Am meisten begeistern sich die Investmentbanker über das von ihnen prognostizierte Wirtschaftswachstum. Da Indien das einzige Land weltweit sei, das ab 2023 jährlich über 400 Milliarden US-Dollar Wachstum haben werde und mehr als 500 Milliarden ab 2028, müsse die indische Ökonomie ins Zentrum der Aufmerksamkeit der Investoren rücken.
Wer allerdings auf die physische Seite dieser Prognosen blickt, kann ein gewisses Gefühl der Unbehaglichkeit wahrscheinlich kaum unterdrücken: Ein Viertel des Wachstums der Automobilverkäufe werden auf Indien entfallen, und 2030 sollen 30 Prozent aller Personenfahrzeuge Stromer sein. Der Energieverbrauch werde bis dahin um etwa 60 Prozent ansteigen, was Investitionen von über 700 Milliarden US-Dollar nötig mache.
Zwar verfügen mittlerweile alle der mehr als 600.000 Dörfer Indiens über einen Zugang zum Stromnetz. Doch die Herausforderungen auf dem Weg zu einer modernen – geschweige denn inklusiven – Infrastruktur sind erheblich, wie etwa Standard & Poor schreibt.
Übrigens stammen derzeit drei Viertel des Stroms in Indien aus Kohle und rund 20 Prozent aus erneuerbaren Energien (Stand 2021). Die Umweltprobleme auf dem Subkontinent sind weiter enorm. Telepolis hat immer wieder darüber berichtet.
Große Hürden
In der Studie der US-Banker wird auch auf die "signifikanten Effekte" hingewiesen, die das zu erwartende Wirtschaftswachstum auf die Nachfrage im Wohnungsmarkt und nach Gewerbeimmobilien haben dürfte. Diese Aussicht bereitet den allermeisten Inder:innen dagegen sicherlich schlaflose Nächte.

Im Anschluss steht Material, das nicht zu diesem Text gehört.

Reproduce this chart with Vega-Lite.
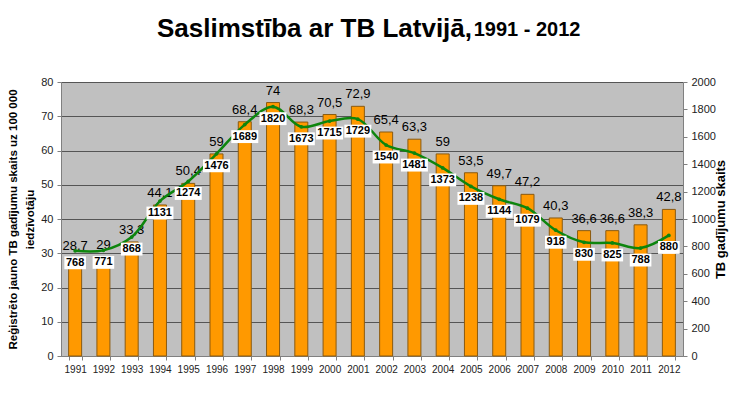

Denn die Situation vor allem in den extrem dicht bevölkerten Städten ist schon heute beängstigend. Im Großraum Delhi sind die Preise für Land von Mitte 2021 bis Mitte 2022 um zehn Prozent und die für Wohnimmobilien um 20 Prozent gestiegen. Seit 2019 sind die Preise für Land in Indien zwischen 30 und 40 Prozent gestiegen.
Fragen der sozialen Entwicklung spart Morgan Stanley fast vollständig aus. Der Bericht erwähnt lediglich, dass der Anteil der Nutzer:innen im Gesundheitssystem in den nächsten zehn Jahren von heute 30 bis 40 Prozent auf 60 bis 70 Prozent steigen könne. Aspekte wie Armutsbekämpfung fehlen. Auch die wirtschaftlich durchaus relevante Tatsache, dass Indien die größte Ungleichheit bei der Entlohnung zwischen Männern und Frauen in ganz Asien aufweist, hat in den Erwägungen der Investmentbanker keinen Platz.
Sollte der derzeitige Trend anhalten, könnte Indien in den nächsten zehn Jahren zur drittgrößten Volkswirtschaft der Welt aufsteigen. Dass sich die Prognosen der US-Banker allerdings in vollem Umfang bewahrheiten, muss derzeit als zu optimistisch gelten.